DATA SEGMENT
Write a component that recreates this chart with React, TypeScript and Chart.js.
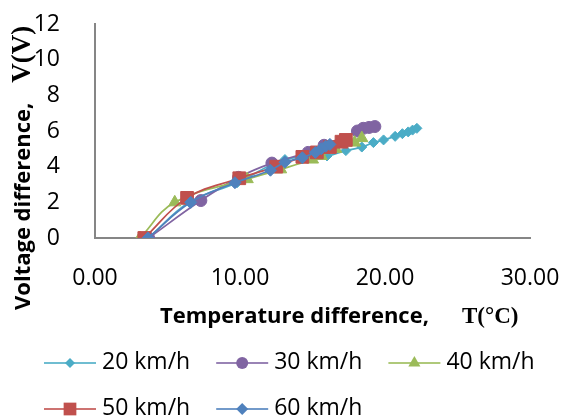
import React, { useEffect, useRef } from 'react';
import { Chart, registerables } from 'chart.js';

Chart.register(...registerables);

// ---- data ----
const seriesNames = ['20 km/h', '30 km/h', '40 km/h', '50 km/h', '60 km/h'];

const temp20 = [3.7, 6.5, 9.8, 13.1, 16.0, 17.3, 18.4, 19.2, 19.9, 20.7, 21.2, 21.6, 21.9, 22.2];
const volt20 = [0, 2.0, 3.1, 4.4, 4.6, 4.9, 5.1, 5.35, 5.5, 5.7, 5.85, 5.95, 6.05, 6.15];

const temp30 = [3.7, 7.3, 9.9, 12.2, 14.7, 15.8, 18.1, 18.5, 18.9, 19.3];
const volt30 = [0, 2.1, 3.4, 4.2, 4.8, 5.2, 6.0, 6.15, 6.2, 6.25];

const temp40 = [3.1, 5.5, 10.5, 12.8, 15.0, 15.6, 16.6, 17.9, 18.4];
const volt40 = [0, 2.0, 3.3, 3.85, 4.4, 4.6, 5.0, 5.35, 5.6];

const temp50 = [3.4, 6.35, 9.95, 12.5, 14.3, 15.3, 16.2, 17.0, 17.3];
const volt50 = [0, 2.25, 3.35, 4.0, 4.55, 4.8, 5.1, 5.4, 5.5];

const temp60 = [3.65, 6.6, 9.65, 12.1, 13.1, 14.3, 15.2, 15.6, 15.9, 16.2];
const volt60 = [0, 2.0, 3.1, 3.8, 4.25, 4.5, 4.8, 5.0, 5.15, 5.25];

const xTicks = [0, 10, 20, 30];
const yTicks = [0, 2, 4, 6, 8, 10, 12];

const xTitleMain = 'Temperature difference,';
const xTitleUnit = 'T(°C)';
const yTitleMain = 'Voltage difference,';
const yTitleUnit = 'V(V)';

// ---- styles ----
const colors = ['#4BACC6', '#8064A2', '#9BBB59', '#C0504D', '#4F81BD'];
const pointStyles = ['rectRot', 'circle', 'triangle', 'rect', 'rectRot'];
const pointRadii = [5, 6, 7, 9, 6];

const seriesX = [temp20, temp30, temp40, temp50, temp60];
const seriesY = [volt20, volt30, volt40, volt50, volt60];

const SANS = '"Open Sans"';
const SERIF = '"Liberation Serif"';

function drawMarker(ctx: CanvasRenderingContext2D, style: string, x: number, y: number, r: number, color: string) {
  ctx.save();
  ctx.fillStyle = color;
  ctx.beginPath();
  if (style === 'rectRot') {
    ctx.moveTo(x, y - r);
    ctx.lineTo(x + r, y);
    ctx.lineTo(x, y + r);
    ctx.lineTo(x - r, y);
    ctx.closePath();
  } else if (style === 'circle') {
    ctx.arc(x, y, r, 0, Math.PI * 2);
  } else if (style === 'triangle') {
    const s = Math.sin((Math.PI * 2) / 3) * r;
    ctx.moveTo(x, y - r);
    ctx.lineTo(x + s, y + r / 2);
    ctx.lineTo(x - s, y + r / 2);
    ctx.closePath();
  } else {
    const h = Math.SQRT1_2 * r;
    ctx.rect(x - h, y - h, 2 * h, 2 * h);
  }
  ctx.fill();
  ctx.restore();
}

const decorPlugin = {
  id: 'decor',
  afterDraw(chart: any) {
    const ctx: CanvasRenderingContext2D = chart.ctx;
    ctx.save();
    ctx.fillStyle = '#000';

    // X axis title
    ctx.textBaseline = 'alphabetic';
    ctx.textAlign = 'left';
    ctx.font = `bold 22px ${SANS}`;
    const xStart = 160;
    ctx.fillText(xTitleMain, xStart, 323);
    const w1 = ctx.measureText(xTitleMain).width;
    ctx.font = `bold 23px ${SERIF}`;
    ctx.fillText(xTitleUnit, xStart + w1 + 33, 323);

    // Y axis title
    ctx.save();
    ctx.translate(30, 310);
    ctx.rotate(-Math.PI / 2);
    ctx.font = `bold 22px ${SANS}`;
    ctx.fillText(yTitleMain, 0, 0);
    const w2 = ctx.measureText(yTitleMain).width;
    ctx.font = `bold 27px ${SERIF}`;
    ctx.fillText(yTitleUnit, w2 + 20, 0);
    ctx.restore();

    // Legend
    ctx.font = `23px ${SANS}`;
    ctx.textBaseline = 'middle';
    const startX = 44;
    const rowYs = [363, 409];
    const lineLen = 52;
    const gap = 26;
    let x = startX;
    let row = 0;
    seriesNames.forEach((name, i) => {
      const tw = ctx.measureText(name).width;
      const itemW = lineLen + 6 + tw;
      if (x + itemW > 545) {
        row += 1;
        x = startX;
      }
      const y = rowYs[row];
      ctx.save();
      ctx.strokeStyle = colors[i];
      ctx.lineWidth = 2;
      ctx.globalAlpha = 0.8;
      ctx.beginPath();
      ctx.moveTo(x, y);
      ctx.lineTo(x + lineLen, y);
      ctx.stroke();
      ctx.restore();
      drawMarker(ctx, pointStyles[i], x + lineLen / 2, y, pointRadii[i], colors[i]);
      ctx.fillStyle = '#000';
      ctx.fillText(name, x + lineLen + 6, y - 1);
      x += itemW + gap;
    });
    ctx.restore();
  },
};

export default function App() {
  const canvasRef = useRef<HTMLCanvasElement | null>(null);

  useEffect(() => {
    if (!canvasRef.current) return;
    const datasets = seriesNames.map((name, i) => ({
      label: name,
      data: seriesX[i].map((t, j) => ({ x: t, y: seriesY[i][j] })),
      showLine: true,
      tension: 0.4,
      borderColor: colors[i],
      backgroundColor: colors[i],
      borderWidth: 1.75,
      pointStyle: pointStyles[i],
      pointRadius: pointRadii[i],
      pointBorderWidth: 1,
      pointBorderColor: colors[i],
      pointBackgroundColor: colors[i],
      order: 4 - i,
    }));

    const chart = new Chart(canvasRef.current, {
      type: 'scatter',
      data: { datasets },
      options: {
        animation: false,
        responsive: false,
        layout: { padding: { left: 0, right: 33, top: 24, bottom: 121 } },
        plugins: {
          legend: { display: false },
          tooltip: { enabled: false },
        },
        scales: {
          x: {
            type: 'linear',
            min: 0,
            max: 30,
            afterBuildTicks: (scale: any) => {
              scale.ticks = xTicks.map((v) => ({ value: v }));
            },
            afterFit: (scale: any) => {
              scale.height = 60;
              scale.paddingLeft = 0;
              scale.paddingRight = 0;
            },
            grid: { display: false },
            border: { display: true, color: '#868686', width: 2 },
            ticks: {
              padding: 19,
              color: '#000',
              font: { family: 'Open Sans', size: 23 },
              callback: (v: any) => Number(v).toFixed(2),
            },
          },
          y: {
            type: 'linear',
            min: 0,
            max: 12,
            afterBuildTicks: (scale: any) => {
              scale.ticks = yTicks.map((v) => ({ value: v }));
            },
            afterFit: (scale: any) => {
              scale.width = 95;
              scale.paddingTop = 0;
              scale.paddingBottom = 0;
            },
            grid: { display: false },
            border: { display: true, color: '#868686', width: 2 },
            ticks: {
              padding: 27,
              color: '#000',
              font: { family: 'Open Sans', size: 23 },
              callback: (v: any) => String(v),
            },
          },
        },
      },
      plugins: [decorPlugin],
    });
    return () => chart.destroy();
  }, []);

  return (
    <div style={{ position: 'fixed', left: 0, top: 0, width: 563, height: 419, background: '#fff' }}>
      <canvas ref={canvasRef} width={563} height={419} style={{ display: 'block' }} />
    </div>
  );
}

REQUIREMENT
Every line of the material is to be quoted exactly, with no pictures carried over.

OUTPUT FOR THIS TASK
Write a component that recreates this chart with React, TypeScript and Chart.js.
import React, { useEffect, useRef } from 'react';
import { Chart, registerables } from 'chart.js';

Chart.register(...registerables);

// ---- data ----
const seriesNames = ['20 km/h', '30 km/h', '40 km/h', '50 km/h', '60 km/h'];

const temp20 = [3.7, 6.5, 9.8, 13.1, 16.0, 17.3, 18.4, 19.2, 19.9, 20.7, 21.2, 21.6, 21.9, 22.2];
const volt20 = [0, 2.0, 3.1, 4.4, 4.6, 4.9, 5.1, 5.35, 5.5, 5.7, 5.85, 5.95, 6.05, 6.15];

const temp30 = [3.7, 7.3, 9.9, 12.2, 14.7, 15.8, 18.1, 18.5, 18.9, 19.3];
const volt30 = [0, 2.1, 3.4, 4.2, 4.8, 5.2, 6.0, 6.15, 6.2, 6.25];

const temp40 = [3.1, 5.5, 10.5, 12.8, 15.0, 15.6, 16.6, 17.9, 18.4];
const volt40 = [0, 2.0, 3.3, 3.85, 4.4, 4.6, 5.0, 5.35, 5.6];

const temp50 = [3.4, 6.35, 9.95, 12.5, 14.3, 15.3, 16.2, 17.0, 17.3];
const volt50 = [0, 2.25, 3.35, 4.0, 4.55, 4.8, 5.1, 5.4, 5.5];

const temp60 = [3.65, 6.6, 9.65, 12.1, 13.1, 14.3, 15.2, 15.6, 15.9, 16.2];
const volt60 = [0, 2.0, 3.1, 3.8, 4.25, 4.5, 4.8, 5.0, 5.15, 5.25];

const xTicks = [0, 10, 20, 30];
const yTicks = [0, 2, 4, 6, 8, 10, 12];

const xTitleMain = 'Temperature difference,';
const xTitleUnit = 'T(°C)';
const yTitleMain = 'Voltage difference,';
const yTitleUnit = 'V(V)';

// ---- styles ----
const colors = ['#4BACC6', '#8064A2', '#9BBB59', '#C0504D', '#4F81BD'];
const pointStyles = ['rectRot', 'circle', 'triangle', 'rect', 'rectRot'];
const pointRadii = [5, 6, 7, 9, 6];

const seriesX = [temp20, temp30, temp40, temp50, temp60];
const seriesY = [volt20, volt30, volt40, volt50, volt60];

const SANS = '"Open Sans"';
const SERIF = '"Liberation Serif"';

function drawMarker(ctx: CanvasRenderingContext2D, style: string, x: number, y: number, r: number, color: string) {
  ctx.save();
  ctx.fillStyle = color;
  ctx.beginPath();
  if (style === 'rectRot') {
    ctx.moveTo(x, y - r);
    ctx.lineTo(x + r, y);
    ctx.lineTo(x, y + r);
    ctx.lineTo(x - r, y);
    ctx.closePath();
  } else if (style === 'circle') {
    ctx.arc(x, y, r, 0, Math.PI * 2);
  } else if (style === 'triangle') {
    const s = Math.sin((Math.PI * 2) / 3) * r;
    ctx.moveTo(x, y - r);
    ctx.lineTo(x + s, y + r / 2);
    ctx.lineTo(x - s, y + r / 2);
    ctx.closePath();
  } else {
    const h = Math.SQRT1_2 * r;
    ctx.rect(x - h, y - h, 2 * h, 2 * h);
  }
  ctx.fill();
  ctx.restore();
}

const decorPlugin = {
  id: 'decor',
  afterDraw(chart: any) {
    const ctx: CanvasRenderingContext2D = chart.ctx;
    ctx.save();
    ctx.fillStyle = '#000';

    // X axis title
    ctx.textBaseline = 'alphabetic';
    ctx.textAlign = 'left';
    ctx.font = `bold 22px ${SANS}`;
    const xStart = 160;
    ctx.fillText(xTitleMain, xStart, 323);
    const w1 = ctx.measureText(xTitleMain).width;
    ctx.font = `bold 23px ${SERIF}`;
    ctx.fillText(xTitleUnit, xStart + w1 + 33, 323);

    // Y axis title
    ctx.save();
    ctx.translate(30, 310);
    ctx.rotate(-Math.PI / 2);
    ctx.font = `bold 22px ${SANS}`;
    ctx.fillText(yTitleMain, 0, 0);
    const w2 = ctx.measureText(yTitleMain).width;
    ctx.font = `bold 27px ${SERIF}`;
    ctx.fillText(yTitleUnit, w2 + 20, 0);
    ctx.restore();

    // Legend
    ctx.font = `23px ${SANS}`;
    ctx.textBaseline = 'middle';
    const startX = 44;
    const rowYs = [363, 409];
    const lineLen = 52;
    const gap = 26;
    let x = startX;
    let row = 0;
    seriesNames.forEach((name, i) => {
      const tw = ctx.measureText(name).width;
      const itemW = lineLen + 6 + tw;
      if (x + itemW > 545) {
        row += 1;
        x = startX;
      }
      const y = rowYs[row];
      ctx.save();
      ctx.strokeStyle = colors[i];
      ctx.lineWidth = 2;
      ctx.globalAlpha = 0.8;
      ctx.beginPath();
      ctx.moveTo(x, y);
      ctx.lineTo(x + lineLen, y);
      ctx.stroke();
      ctx.restore();
      drawMarker(ctx, pointStyles[i], x + lineLen / 2, y, pointRadii[i], colors[i]);
      ctx.fillStyle = '#000';
      ctx.fillText(name, x + lineLen + 6, y - 1);
      x += itemW + gap;
    });
    ctx.restore();
  },
};

export default function App() {
  const canvasRef = useRef<HTMLCanvasElement | null>(null);

  useEffect(() => {
    if (!canvasRef.current) return;
    const datasets = seriesNames.map((name, i) => ({
      label: name,
      data: seriesX[i].map((t, j) => ({ x: t, y: seriesY[i][j] })),
      showLine: true,
      tension: 0.4,
      borderColor: colors[i],
      backgroundColor: colors[i],
      borderWidth: 1.75,
      pointStyle: pointStyles[i],
      pointRadius: pointRadii[i],
      pointBorderWidth: 1,
      pointBorderColor: colors[i],
      pointBackgroundColor: colors[i],
      order: 4 - i,
    }));

    const chart = new Chart(canvasRef.current, {
      type: 'scatter',
      data: { datasets },
      options: {
        animation: false,
        responsive: false,
        layout: { padding: { left: 0, right: 33, top: 24, bottom: 121 } },
        plugins: {
          legend: { display: false },
          tooltip: { enabled: false },
        },
        scales: {
          x: {
            type: 'linear',
            min: 0,
            max: 30,
            afterBuildTicks: (scale: any) => {
              scale.ticks = xTicks.map((v) => ({ value: v }));
            },
            afterFit: (scale: any) => {
              scale.height = 60;
              scale.paddingLeft = 0;
              scale.paddingRight = 0;
            },
            grid: { display: false },
            border: { display: true, color: '#868686', width: 2 },
            ticks: {
              padding: 19,
              color: '#000',
              font: { family: 'Open Sans', size: 23 },
              callback: (v: any) => Number(v).toFixed(2),
            },
          },
          y: {
            type: 'linear',
            min: 0,
            max: 12,
            afterBuildTicks: (scale: any) => {
              scale.ticks = yTicks.map((v) => ({ value: v }));
            },
            afterFit: (scale: any) => {
              scale.width = 95;
              scale.paddingTop = 0;
              scale.paddingBottom = 0;
            },
            grid: { display: false },
            border: { display: true, color: '#868686', width: 2 },
            ticks: {
              padding: 27,
              color: '#000',
              font: { family: 'Open Sans', size: 23 },
              callback: (v: any) => String(v),
            },
          },
        },
      },
      plugins: [decorPlugin],
    });
    return () => chart.destroy();
  }, []);

  return (
    <div style={{ position: 'fixed', left: 0, top: 0, width: 563, height: 419, background: '#fff' }}>
      <canvas ref={canvasRef} width={563} height={419} style={{ display: 'block' }} />
    </div>
  );
}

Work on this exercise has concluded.